# REQUIREMENTS
Give again, exactly as written, the lines of the records below from the line with "Clone this diagram in TikZ." to the line with "(0,0) rectangle (2332,1314);". Both end lines count; pictures do not.
START
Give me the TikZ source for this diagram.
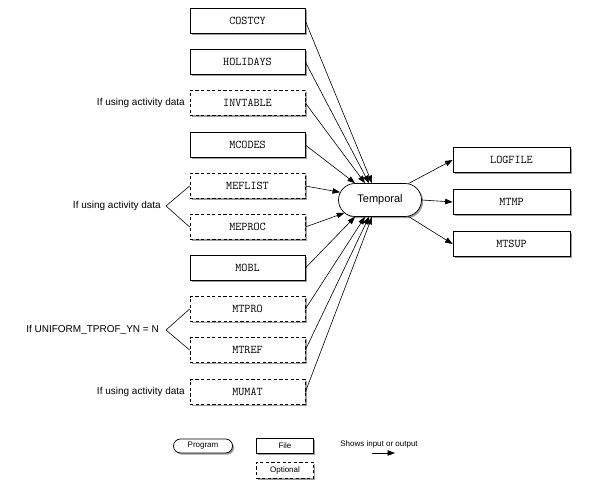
\documentclass[tikz,border=0pt]{standalone}
\usepackage{fontspec}
\setmainfont{Liberation Sans}
\usetikzlibrary{arrows.meta,shadows,shapes.misc}
\begin{document}
\begin{tikzpicture}[x=1pt,y=-1pt,
  shad/.style={drop shadow={shadow xshift=1.6pt,shadow yshift=-1.6pt,opacity=0.55,fill=black!70}},
  filebox/.style={draw,line width=0.7pt,fill=white,shad,minimum width=115pt,minimum height=25pt,inner sep=0pt,
    font=\ttfamily\fontsize{11.8}{13}\selectfont},
  outbox/.style={filebox,minimum width=117pt},
  optbox/.style={filebox,dash pattern=on 3.2pt off 2.4pt},
  prog/.style={draw,line width=0.7pt,fill=white,shad,rounded rectangle,minimum width=83pt,minimum height=33pt,inner sep=0pt,
    font=\fontsize{11}{13}\selectfont},
  lab/.style={anchor=east,inner sep=0pt,font=\fontsize{10}{12}\selectfont},
  leg/.style={font=\fontsize{8}{10}\selectfont},
  flow/.style={line width=0.6pt,-{Triangle[length=7.5pt,width=5.5pt]}},
  brk/.style={line width=0.6pt}
]
\useasboundingbox (0,0) rectangle (594,486);

% inputs
\node[filebox] (c1) at (247.5,21) {COSTCY};
\node[filebox] (c2) at (247.5,62) {HOLIDAYS};
\node[optbox]  (c3) at (247.5,103) {INVTABLE};
\node[filebox] (c4) at (247.5,145) {MCODES};
\node[optbox]  (c5) at (247.5,186) {MEFLIST};
\node[optbox]  (c6) at (247.5,227) {MEPROC};
\node[filebox] (c7) at (247.5,268) {MOBL};
\node[optbox]  (c8) at (247.5,309) {MTPRO};
\node[optbox]  (c9) at (247.5,350) {MTREF};
\node[optbox]  (c10) at (247.5,392) {MUMAT};

% program
\node[prog] (T) at (380,200) {Temporal};

% outputs
\node[outbox] (o1) at (511.5,160) {LOGFILE};
\node[outbox] (o2) at (511.5,202) {MTMP};
\node[outbox] (o3) at (511.5,244) {MTSUP};

% labels
\node[lab] (l1) at (185,103) {If using activity data};
\node[lab] (l2) at (161,206) {If using activity data};
\node[lab] (l3) at (159,330) {If UNIFORM\_TPROF\_YN = N};
\node[lab] (l4) at (185,392) {If using activity data};
\coordinate (a2) at (166,206);
\coordinate (a3) at (166,330);
\draw[brk] (c5.west) -- (a2) -- (c6.west);
\draw[brk] (c8.west) -- (a3) -- (c9.west);

% input arrows
\draw[flow] (c1.east) -- ([xshift=-8pt]T.north);
\draw[flow] (c2.east) -- ([xshift=-11pt]T.north);
\draw[flow] (c3.east) -- ([xshift=-15pt]T.north);
\draw[flow] (c4.east) -- ([xshift=-25pt]T.north);
\draw[flow] (c5.east) -- (T.169);
\draw[flow] (c6.east) -- (T.200);
\draw[flow] (c7.east) -- ([xshift=-25pt]T.south);
\draw[flow] (c8.east) -- ([xshift=-15pt]T.south);
\draw[flow] (c9.east) -- ([xshift=-11pt]T.south);
\draw[flow] (c10.east) -- ([xshift=-8pt]T.south);

% output arrows
\draw[flow] (T.30) -- (o1.west);
\draw[flow] (T.east) -- (o2.west);
\draw[flow] (T.-30) -- (o3.west);

% legend
\node[prog,leg,minimum width=59pt,minimum height=14pt] (lp) at (203,446) {Program};
\node[filebox,leg,minimum width=57pt,minimum height=15pt] (lf) at (285,445.5) {File};
\node[optbox,leg,minimum width=57pt,minimum height=16pt] (lo) at (285,470) {Optional};
\node[leg,inner sep=0pt] (ls) at (379,444) {Shows input or output};
\coordinate (la) at (372,453);
\coordinate (lb) at (395,453);
\draw[flow] (la) -- (lb);
\end{tikzpicture}
\end{document}
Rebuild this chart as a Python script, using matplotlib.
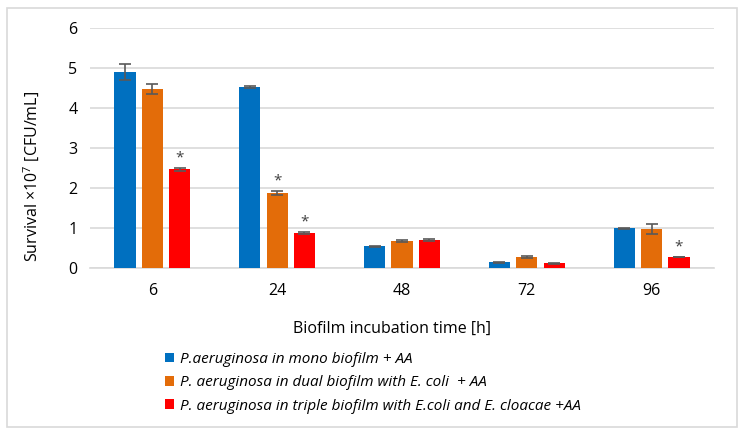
import matplotlib
matplotlib.use("Agg")
import matplotlib.pyplot as plt
import numpy as np
from matplotlib.patches import Rectangle

categories = ["6", "24", "48", "72", "96"]
series_names = [
    "P.aeruginosa in mono biofilm + AA",
    "P. aeruginosa in dual biofilm with E. coli  + AA",
    "P. aeruginosa in triple biofilm with E.coli and E. cloacae +AA",
]
mono = [4.89, 4.52, 0.55, 0.15, 1.00]
mono_err = [0.20, 0.03, 0.015, 0.01, 0.01]
dual = [4.47, 1.88, 0.68, 0.28, 0.98]
dual_err = [0.12, 0.05, 0.015, 0.015, 0.12]
triple = [2.47, 0.88, 0.71, 0.12, 0.28]
triple_err = [0.04, 0.02, 0.02, 0.01, 0.01]
# significance markers (series index, category index)
stars = [(2, 0), (1, 1), (2, 1), (2, 4)]

colors = ["#0070C0", "#E36C09", "#FF0000"]

plt.rcParams['font.family'] = ['Open Sans', 'DejaVu Sans']
plt.rcParams['mathtext.default'] = 'regular'

fig = plt.figure(figsize=(7.43, 4.36), dpi=100)
ax = fig.add_axes([0.121, 0.385, 0.840, 0.551])

x = np.arange(len(categories))
width = 0.17
step = 0.219
vals = [mono, dual, triple]
errs = [mono_err, dual_err, triple_err]
for i, (v, e, c, n) in enumerate(zip(vals, errs, colors, series_names)):
    ax.bar(x + (i - 1) * step, v, width, color=c, label=n, zorder=3,
           yerr=e, error_kw=dict(ecolor="#595959", elinewidth=1.2, capsize=4, capthick=1.2, zorder=4))

for s, c in stars:
    top = vals[s][c] + errs[s][c]
    ax.text(x[c] + (s - 1) * step, top + 0.06, "*", ha="center", va="bottom",
            fontsize=11, color="#404040", zorder=5)

ax.set_ylim(0, 6)
ax.set_xlim(-0.5, len(categories) - 0.5)
ax.set_yticks(range(0, 7))
ax.set_xticks(x)
ax.set_xticklabels(categories)
ax.yaxis.grid(True, color="#d9d9d9", linewidth=1.2, zorder=0)
ax.set_axisbelow(True)
for sp in ["top", "right", "left"]:
    ax.spines[sp].set_visible(False)
ax.spines["bottom"].set_color("#d9d9d9")
ax.spines["bottom"].set_linewidth(1.2)
ax.tick_params(axis="x", length=0, labelsize=11.5, colors="#000000", pad=11)
ax.tick_params(axis="y", length=0, labelsize=11.5, colors="#000000", pad=9)
ax.set_ylabel(r"Survival $\times$10$^7$ [CFU/mL]", fontsize=11.5)
ax.yaxis.set_label_coords(-0.077, 0.38)
ax.set_xlabel("Biofilm incubation time [h]", fontsize=11.5)
ax.xaxis.set_label_coords(0.484, -0.22)

leg = fig.legend(loc="upper left", bbox_to_anchor=(0.214, 0.207), frameon=False,
                 prop=dict(style="italic", size=11), handlelength=0.6, handleheight=0.6,
                 handletextpad=0.4, labelspacing=0.55, borderaxespad=0)

fig.patches.append(Rectangle((0.0094, 0.0206), 0.9825, 0.961, transform=fig.transFigure,
                             fill=False, edgecolor="#d9d9d9", linewidth=1.2))

fig.savefig("out.png", dpi=100)
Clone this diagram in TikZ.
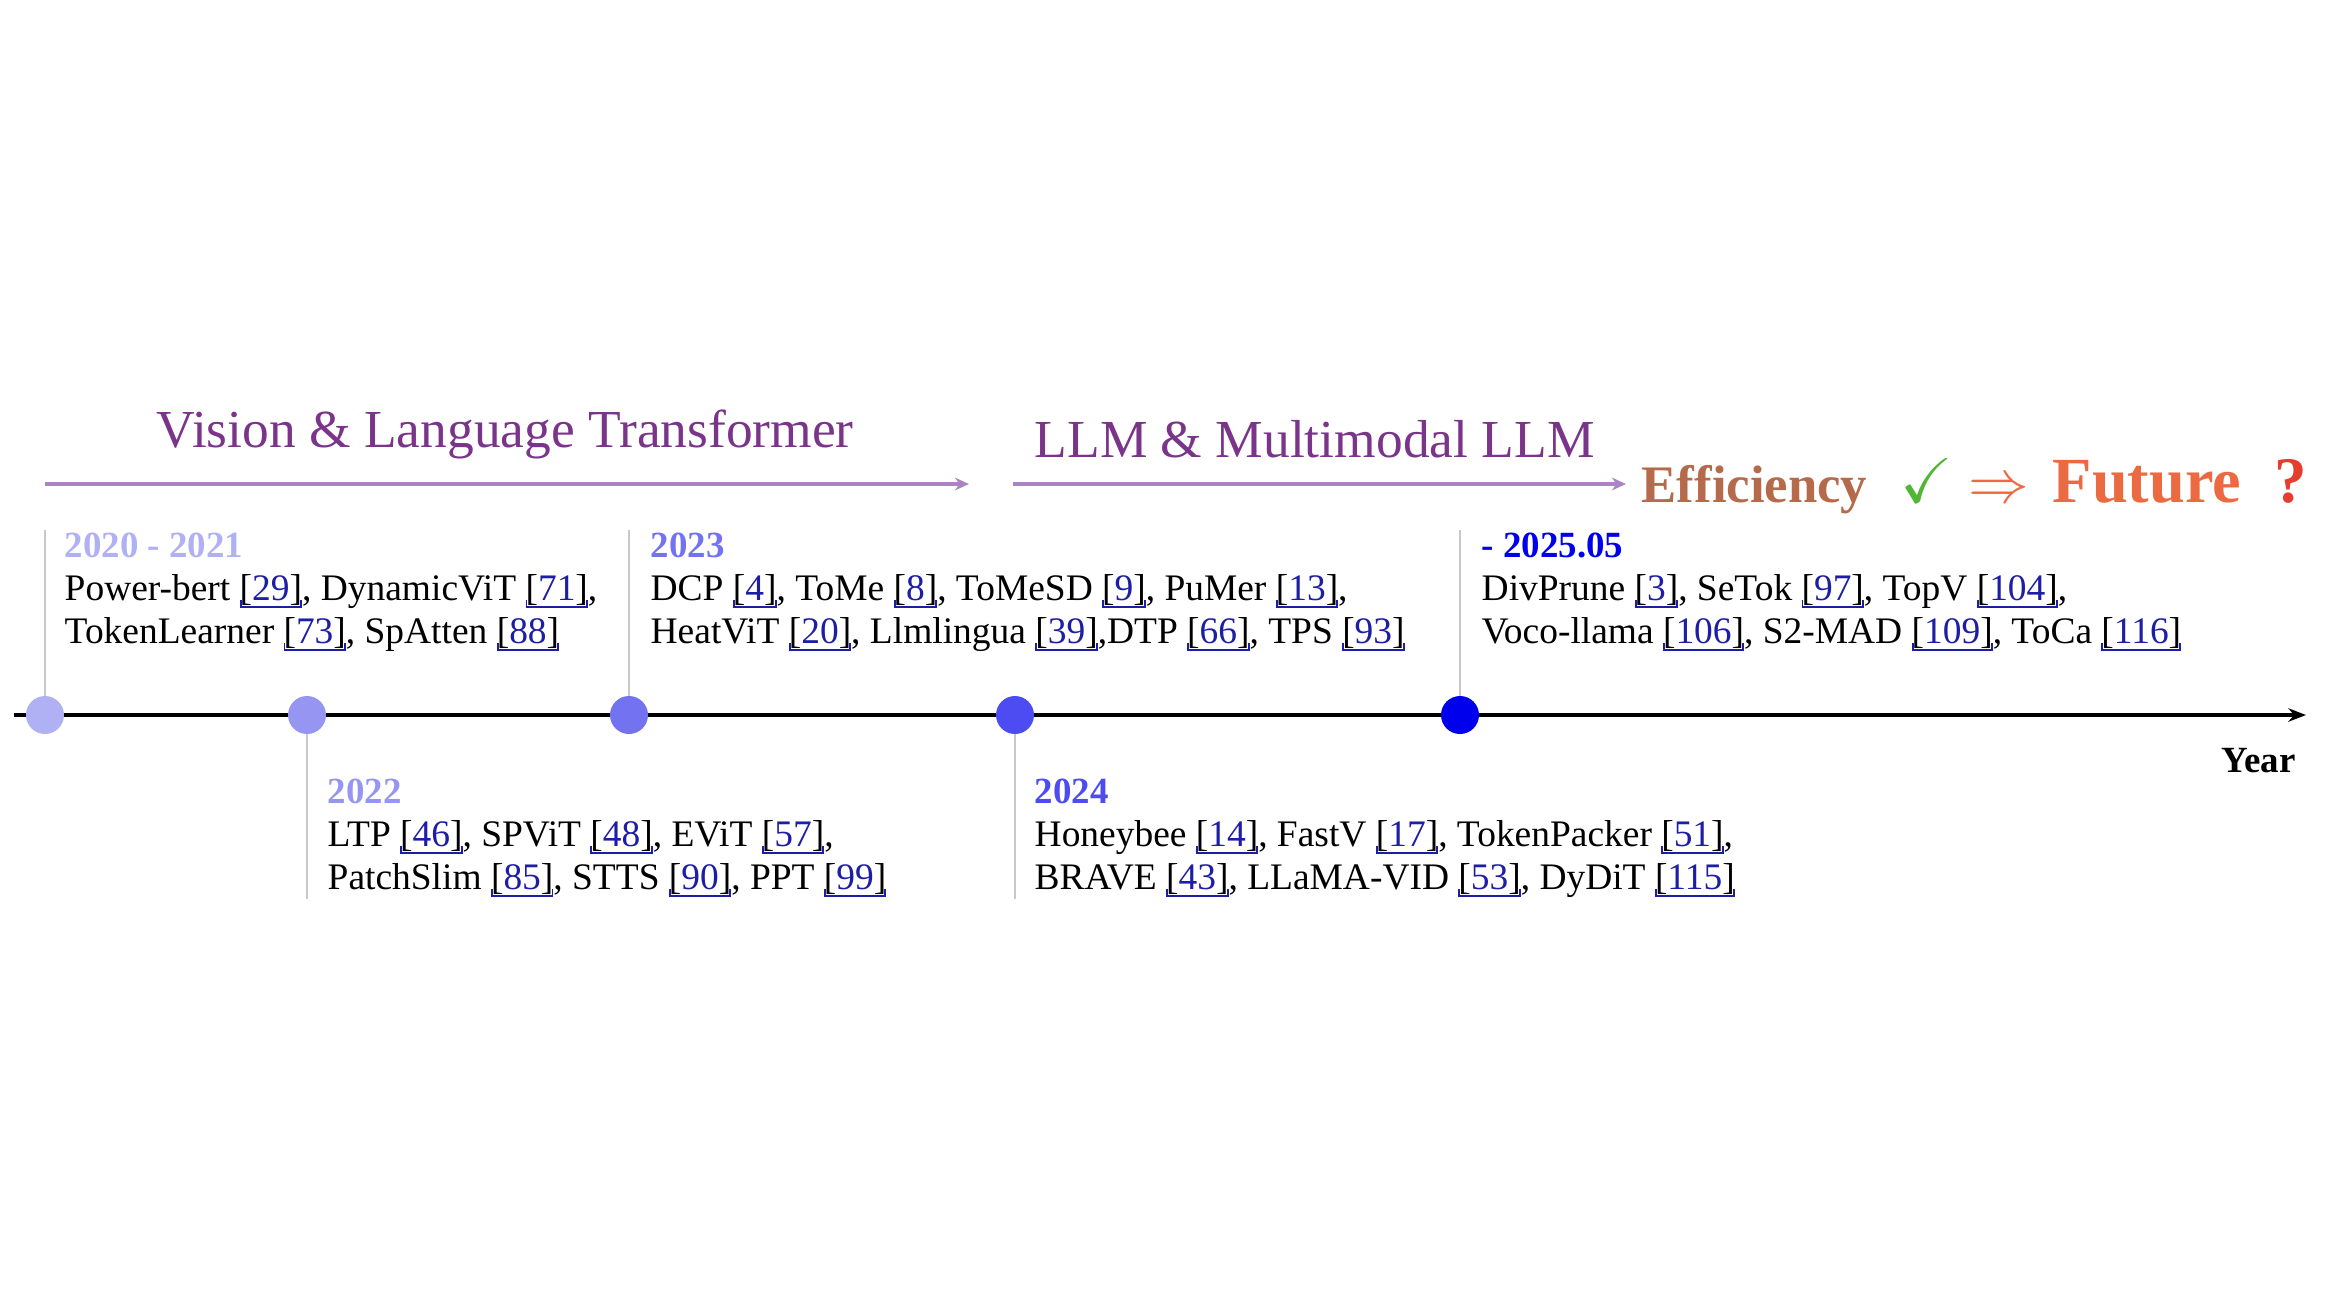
\documentclass[tikz,border=0pt]{standalone}
\usepackage{fontspec}
\setmainfont{Liberation Serif}
\usepackage{amssymb}
\usetikzlibrary{arrows.meta}
\definecolor{linkblue}{RGB}{30,30,165}
\definecolor{eratext}{RGB}{122,52,138}
\definecolor{eraline}{RGB}{172,132,196}
\definecolor{effbrown}{RGB}{182,106,76}
\definecolor{checkgreen}{RGB}{82,182,52}
\definecolor{futorange}{RGB}{236,106,66}
\definecolor{qred}{RGB}{228,62,44}
\definecolor{guidegray}{RGB}{200,200,200}
\definecolor{yA}{RGB}{176,176,245}
\definecolor{yB}{RGB}{150,150,242}
\definecolor{yC}{RGB}{115,115,242}
\definecolor{yD}{RGB}{76,76,242}
\definecolor{yE}{RGB}{0,0,236}
\newcommand\cit[1]{\leavevmode\setbox0\hbox{[\textcolor{linkblue}{#1}]}%
  \rlap{\textcolor{linkblue}{\rule[-2.3pt]{0.55pt}{2.3pt}}}%
  \rlap{\textcolor{linkblue}{\rule[-2.3pt]{\wd0}{0.55pt}}}%
  \rlap{\hspace{\wd0}\hspace{-0.55pt}\textcolor{linkblue}{\rule[-2.3pt]{0.55pt}{2.3pt}}}%
  \box0}
\begin{document}
\begin{tikzpicture}[x=0.01cm,y=-0.01cm,
  body/.style={anchor=base west, inner sep=0, font=\fontsize{10.65}{12}\selectfont},
  yearlab/.style={anchor=base west, inner sep=0, font=\fontsize{10.5}{12}\selectfont\bfseries},
  eratitle/.style={anchor=base west, inner sep=0, text=eratext, font=\fontsize{15.2}{18}\selectfont},
  eraarrow/.style={draw=eraline, line width=1.1pt, -{Stealth[length=4pt,width=3.6pt]}},
  guide/.style={draw=guidegray, line width=0.55pt},
  yeardot/.style={circle, inner sep=0, minimum size=0.38cm, draw=none},
  axis/.style={draw=black, line width=1.3pt, -{Stealth[length=5pt,width=3.8pt]}}
]
\useasboundingbox (0,0) rectangle (2332,1314);

% era titles and arrows
\node[eratitle] (vlt) at (156,447) {Vision \& Language Transformer};
\node[eratitle] (mllm) at (1034,457) {LLM \& Multimodal LLM};
\coordinate (a1s) at (45,484);
\coordinate (a1e) at (969,484);
\coordinate (a2s) at (1013,484);
\coordinate (a2e) at (1626,484);
\draw[eraarrow] (a1s) -- (a1e);
\draw[eraarrow] (a2s) -- (a2e);

\node[anchor=base west, inner sep=0, text=effbrown, font=\fontsize{15}{18}\selectfont\bfseries] (eff) at (1641,502) {Efficiency};
\node[anchor=base west, inner sep=0, text=checkgreen, font=\fontsize{18}{20}\selectfont] (chk) at (1900,502) {$\checkmark$};
\node[anchor=base west, inner sep=0, text=futorange, font=\fontsize{17}{20}\selectfont] (imp) at (1968,502) {$\Rightarrow$};
\node[anchor=base west, inner sep=0, text=futorange, font=\fontsize{18.3}{22}\selectfont\bfseries] (fut) at (2052,502) {Future};
\node[anchor=base west, inner sep=0, text=qred, font=\fontsize{18.5}{22}\selectfont\bfseries] (qm) at (2274,502) {?};

% timeline axis
\coordinate (axs) at (14,715);
\coordinate (axe) at (2306,715);
\coordinate (g1) at (45,530);
\coordinate (g2) at (307,899);
\coordinate (g3) at (629,530);
\coordinate (g4) at (1015,899);
\coordinate (g5) at (1460,530);
\node[yeardot] (d1) at (45,715) {};
\node[yeardot] (d2) at (307,715) {};
\node[yeardot] (d3) at (629,715) {};
\node[yeardot] (d4) at (1015,715) {};
\node[yeardot] (d5) at (1460,715) {};
\draw[guide] (d1.center) -- (g1);
\draw[guide] (d2.center) -- (g2);
\draw[guide] (d3.center) -- (g3);
\draw[guide] (d4.center) -- (g4);
\draw[guide] (d5.center) -- (g5);
\draw[axis] (axs) -- (axe);
\fill[yA] (d1) circle (19);
\fill[yB] (d2) circle (19);
\fill[yC] (d3) circle (19);
\fill[yD] (d4) circle (19);
\fill[yE] (d5) circle (19);
\node[yearlab] (yr) at (2221,772) {Year};

% 2020-2021
\node[yearlab, text=yA] (t1y) at (64,557) {2020 - 2021};
\node[body] (t1a) at (64,600) {Power-bert \cit{29}, DynamicViT \cit{71},};
\node[body] (t1b) at (64,643) {TokenLearner \cit{73}, SpAtten \cit{88}};
% 2022
\node[yearlab, text=yB] (t2y) at (327,803) {2022};
\node[body] (t2a) at (327,846) {LTP \cit{46}, SPViT \cit{48}, EViT \cit{57},};
\node[body] (t2b) at (327,889) {PatchSlim \cit{85}, STTS \cit{90}, PPT \cit{99}};
% 2023
\node[yearlab, text=yC] (t3y) at (650,557) {2023};
\node[body] (t3a) at (650,600) {DCP \cit{4}, ToMe \cit{8}, ToMeSD \cit{9}, PuMer \cit{13},};
\node[body] (t3b) at (650,643) {HeatViT \cit{20}, Llmlingua \cit{39},DTP \cit{66}, TPS \cit{93}};
% 2024
\node[yearlab, text=yD] (t4y) at (1034,803) {2024};
\node[body] (t4a) at (1034,846) {Honeybee \cit{14}, FastV \cit{17}, TokenPacker \cit{51},};
\node[body] (t4b) at (1034,889) {BRAVE \cit{43}, LLaMA-VID \cit{53}, DyDiT \cit{115}};
% 2025
\node[yearlab, text=yE] (t5y) at (1481,557) {- 2025.05};
\node[body] (t5a) at (1481,600) {DivPrune \cit{3}, SeTok \cit{97}, TopV \cit{104},};
\node[body] (t5b) at (1481,643) {Voco-llama \cit{106}, S2-MAD \cit{109}, ToCa \cit{116}};
\end{tikzpicture}
\end{document}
END
# ANSWER TO THE TASK
Clone this diagram in TikZ.
\documentclass[tikz,border=0pt]{standalone}
\usepackage{fontspec}
\setmainfont{Liberation Serif}
\usepackage{amssymb}
\usetikzlibrary{arrows.meta}
\definecolor{linkblue}{RGB}{30,30,165}
\definecolor{eratext}{RGB}{122,52,138}
\definecolor{eraline}{RGB}{172,132,196}
\definecolor{effbrown}{RGB}{182,106,76}
\definecolor{checkgreen}{RGB}{82,182,52}
\definecolor{futorange}{RGB}{236,106,66}
\definecolor{qred}{RGB}{228,62,44}
\definecolor{guidegray}{RGB}{200,200,200}
\definecolor{yA}{RGB}{176,176,245}
\definecolor{yB}{RGB}{150,150,242}
\definecolor{yC}{RGB}{115,115,242}
\definecolor{yD}{RGB}{76,76,242}
\definecolor{yE}{RGB}{0,0,236}
\newcommand\cit[1]{\leavevmode\setbox0\hbox{[\textcolor{linkblue}{#1}]}%
  \rlap{\textcolor{linkblue}{\rule[-2.3pt]{0.55pt}{2.3pt}}}%
  \rlap{\textcolor{linkblue}{\rule[-2.3pt]{\wd0}{0.55pt}}}%
  \rlap{\hspace{\wd0}\hspace{-0.55pt}\textcolor{linkblue}{\rule[-2.3pt]{0.55pt}{2.3pt}}}%
  \box0}
\begin{document}
\begin{tikzpicture}[x=0.01cm,y=-0.01cm,
  body/.style={anchor=base west, inner sep=0, font=\fontsize{10.65}{12}\selectfont},
  yearlab/.style={anchor=base west, inner sep=0, font=\fontsize{10.5}{12}\selectfont\bfseries},
  eratitle/.style={anchor=base west, inner sep=0, text=eratext, font=\fontsize{15.2}{18}\selectfont},
  eraarrow/.style={draw=eraline, line width=1.1pt, -{Stealth[length=4pt,width=3.6pt]}},
  guide/.style={draw=guidegray, line width=0.55pt},
  yeardot/.style={circle, inner sep=0, minimum size=0.38cm, draw=none},
  axis/.style={draw=black, line width=1.3pt, -{Stealth[length=5pt,width=3.8pt]}}
]
\useasboundingbox (0,0) rectangle (2332,1314);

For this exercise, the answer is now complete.